MATERIAL PROVIDED »
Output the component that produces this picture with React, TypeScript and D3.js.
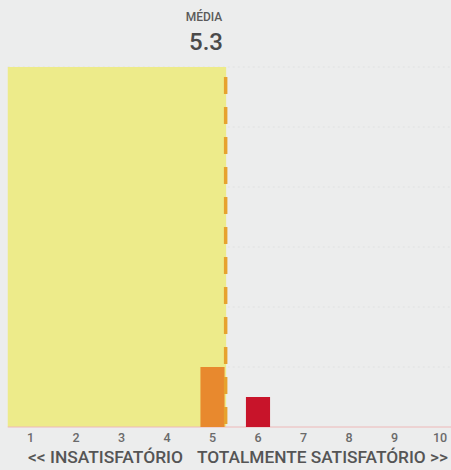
import React from "react";
import * as d3 from "d3";

const ratings = [1, 2, 3, 4, 5, 6, 7, 8, 9, 10];
const counts = [0, 0, 0, 0, 2, 1, 0, 0, 0, 0];
const barColors = ["#ECEA86", "#ECEA86", "#ECEA86", "#ECEA86", "#E8892E", "#C8142A", "#C8142A", "#C8142A", "#C8142A", "#C8142A"];
const meanValue = 5.3;
const yTicks = [2, 4, 6, 8, 10, 12];
const meanLabel = "MÉDIA";
const axisLeft = "<< INSATISFATÓRIO";
const axisRight = "TOTALMENTE SATISFATÓRIO >>";

const W = 451;
const H = 470;

export default function App() {
  const x = d3.scaleLinear().domain([1, 10]).range([30.5, 440]);
  const y = d3.scaleLinear().domain([0, 12]).range([427, 67]);
  const step = x(2) - x(1);
  const bw = step * 0.53;
  const font = "Roboto, 'Liberation Sans', Arial, sans-serif";

  return (
    <svg width={W} height={H} style={{ position: "absolute", left: 0, top: 0 }} fontFamily={font}>
      <rect x={0} y={0} width={W} height={H} fill="#ECEDED" />
      {yTicks.map((t) => (
        <line key={t} x1={x(0.5)} x2={W} y1={y(t)} y2={y(t)} stroke="#E0E1E1" strokeWidth={1} strokeDasharray="2 3" />
      ))}
      <rect x={x(0.5)} y={y(12)} width={x(meanValue) - x(0.5)} height={y(0) - y(12)} fill="#EDEB8A" />
      <line x1={x(0.5)} x2={W} y1={y(0)} y2={y(0)} stroke="#EDB8B8" strokeWidth={1} />
      {ratings.map((r, i) =>
        counts[i] > 0 ? (
          <rect key={r} x={x(r) - bw / 2} y={y(counts[i])} width={bw} height={y(0) - y(counts[i])} fill={barColors[i]} />
        ) : null
      )}
      <line x1={x(meanValue) - 0.5} x2={x(meanValue) - 0.5} y1={y(12)} y2={y(0)} stroke="#E7A22E" strokeWidth={3.5} strokeDasharray="17 13" strokeDashoffset={-10} />
      <text x={204} y={21} textAnchor="middle" fontSize={12} fontWeight={500} fill="#5A5A5A">{meanLabel}</text>
      <text x={206} y={50} textAnchor="middle" fontSize={24} fontWeight={500} fill="#4A4A4A">{d3.format(".1f")(meanValue)}</text>
      {ratings.map((r) => (
        <text key={r} x={x(r)} y={442} textAnchor="middle" fontSize={12.5} fontWeight={500} fill="#6A6A6A">{r}</text>
      ))}
      <text x={28} y={463} fontSize={16} fontWeight={500} fill="#555" textLength={155} lengthAdjust="spacingAndGlyphs">{axisLeft}</text>
      <text x={197} y={463} fontSize={16} fontWeight={500} fill="#555" textLength={251} lengthAdjust="spacingAndGlyphs">{axisRight}</text>
    </svg>
  );
}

TO BE DONE » Extract, word for word, each line from the top of the data down to and including the line with "const H = 470;"; skip the pictures.

RESULT FOR THIS TASK »
Output the component that produces this picture with React, TypeScript and D3.js.
import React from "react";
import * as d3 from "d3";

const ratings = [1, 2, 3, 4, 5, 6, 7, 8, 9, 10];
const counts = [0, 0, 0, 0, 2, 1, 0, 0, 0, 0];
const barColors = ["#ECEA86", "#ECEA86", "#ECEA86", "#ECEA86", "#E8892E", "#C8142A", "#C8142A", "#C8142A", "#C8142A", "#C8142A"];
const meanValue = 5.3;
const yTicks = [2, 4, 6, 8, 10, 12];
const meanLabel = "MÉDIA";
const axisLeft = "<< INSATISFATÓRIO";
const axisRight = "TOTALMENTE SATISFATÓRIO >>";

const W = 451;
const H = 470;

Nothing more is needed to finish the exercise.